X-bit Labs came across a report that Intel's upcoming Haswell processor will be the last of the chip giant's desktop processors to use LGA packaging. Starting from Broadwell, which is expected to arrive in 2014, Intel will adopt a BGA form factor, similar to Atom processors. The advantage is a smaller footprint, but the downside is that the chips have to be soldered to the motherboard, meaning that the processor will no longer be installable by the end-user, and that upgrading will no longer be possible without buying a new motherboard.
Due to the market trends towards low-power microprocessors, Intel will offer various Broadwell multi-chip modules – which will contain Broadwell CPUs with integrated memory controller, graphics core, etc. and Wildcat Point input/output controllers – with various thermal design power envelopes, e.g., 10W, 15W and 47W/57W, according to the report.

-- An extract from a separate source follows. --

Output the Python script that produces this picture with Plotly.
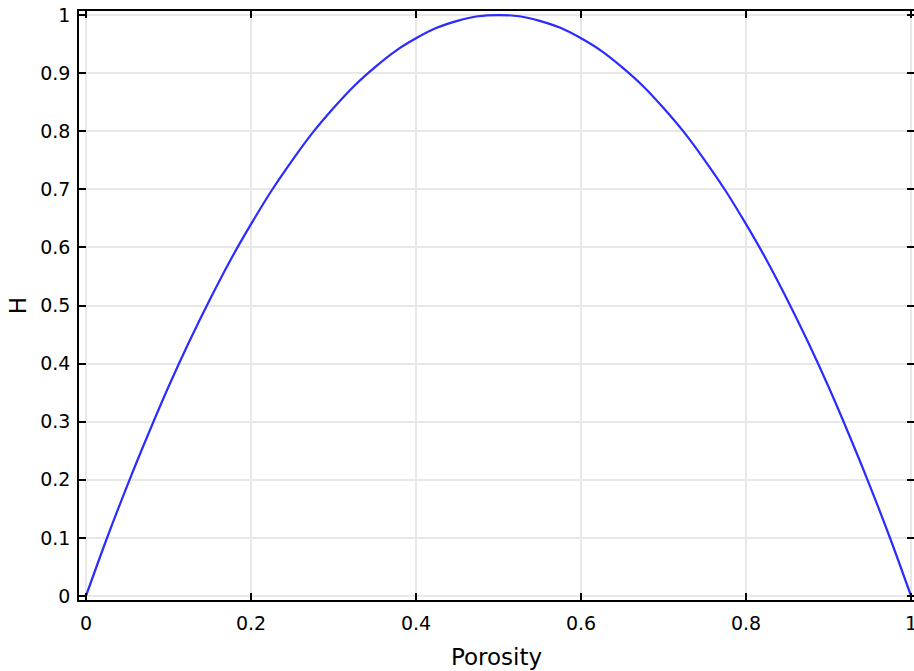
import plotly.graph_objects as go

porosity = [0.0, 0.025, 0.05, 0.075, 0.1, 0.125, 0.15, 0.175, 0.2, 0.225, 0.25,
            0.275, 0.3, 0.325, 0.35, 0.375, 0.4, 0.425, 0.45, 0.475, 0.5,
            0.525, 0.55, 0.575, 0.6, 0.625, 0.65, 0.675, 0.7, 0.725, 0.75,
            0.775, 0.8, 0.825, 0.85, 0.875, 0.9, 0.925, 0.95, 0.975, 1.0]
H = [0.0, 0.098, 0.19, 0.277, 0.36, 0.4375, 0.51, 0.578, 0.64, 0.698, 0.75,
     0.798, 0.84, 0.878, 0.91, 0.938, 0.96, 0.978, 0.99, 0.998, 1.0,
     0.998, 0.99, 0.978, 0.96, 0.938, 0.91, 0.878, 0.84, 0.798, 0.75,
     0.698, 0.64, 0.578, 0.51, 0.4375, 0.36, 0.277, 0.19, 0.098, 0.0]

x_ticks = [0, 0.2, 0.4, 0.6, 0.8, 1]
x_labels = ["0", "0.2", "0.4", "0.6", "0.8", "1"]
y_ticks = [0, 0.1, 0.2, 0.3, 0.4, 0.5, 0.6, 0.7, 0.8, 0.9, 1]
y_labels = ["0", "0.1", "0.2", "0.3", "0.4", "0.5", "0.6", "0.7", "0.8", "0.9", "1"]

fig = go.Figure()
fig.add_trace(go.Scatter(x=porosity, y=H, mode="lines",
                         line=dict(color="#2b2bff", width=2.2, shape="spline"),
                         showlegend=False))

axis_common = dict(
    showline=True, linecolor="#000000", linewidth=1.5, mirror="allticks",
    ticks="inside", ticklen=7, tickwidth=1.5, tickcolor="#000000",
    showgrid=True, gridcolor="#e8e8e8", gridwidth=1.5, zeroline=False,
    tickfont=dict(family="DejaVu Sans", size=19, color="#000000"),
    ticklabeloverflow="allow", automargin=False,
)

fig.update_xaxes(range=[-0.0085, 1.0036], tickvals=x_ticks, ticktext=x_labels,
                 title=dict(text="Porosity", font=dict(family="DejaVu Sans", size=23, color="#000000"),
                            standoff=16),
                 ticklabelstandoff=5, **axis_common)
fig.update_yaxes(range=[-0.007, 1.007], tickvals=y_ticks, ticktext=y_labels,
                 title=dict(text="H", font=dict(family="DejaVu Sans", size=23, color="#000000"),
                            standoff=7),
                 ticklabelstandoff=3, **axis_common)

fig.update_layout(width=914, height=671, margin=dict(l=79, r=0, t=11, b=71),
                  plot_bgcolor="#ffffff", paper_bgcolor="#ffffff")

# remove the default 8px page margin so the figure fills the window exactly
fig.write_html("out.html",
               config={"displayModeBar": False},
               post_script="document.body.style.margin='0';document.body.style.overflow='hidden';")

The BGA MCMs should provide advantages to makers of high-performance tablets, ultra-thin notebooks as well as all-in-one desktops as ball grid array packaging ensure small footprint. However, when it comes to fully-fledged desktops, BGA means that system makers will have to keep a large amount of different mainboards with various features and dissimilar microprocessors in order to provide the right choices for their clients. Such stockpiling increases business risks to smaller makers and decreases abilities to differentiate for mainboard makers.
The article mentions high-end desktop (HEDT) platforms will still be supplied in LGA packaging, but these chips are substantially more expensive than Intel's current mainstream offerings. The cheapest LGA2011 chip starts at $294, whereas the most expensive mainstream-performance LGA1155 CPU costs $332.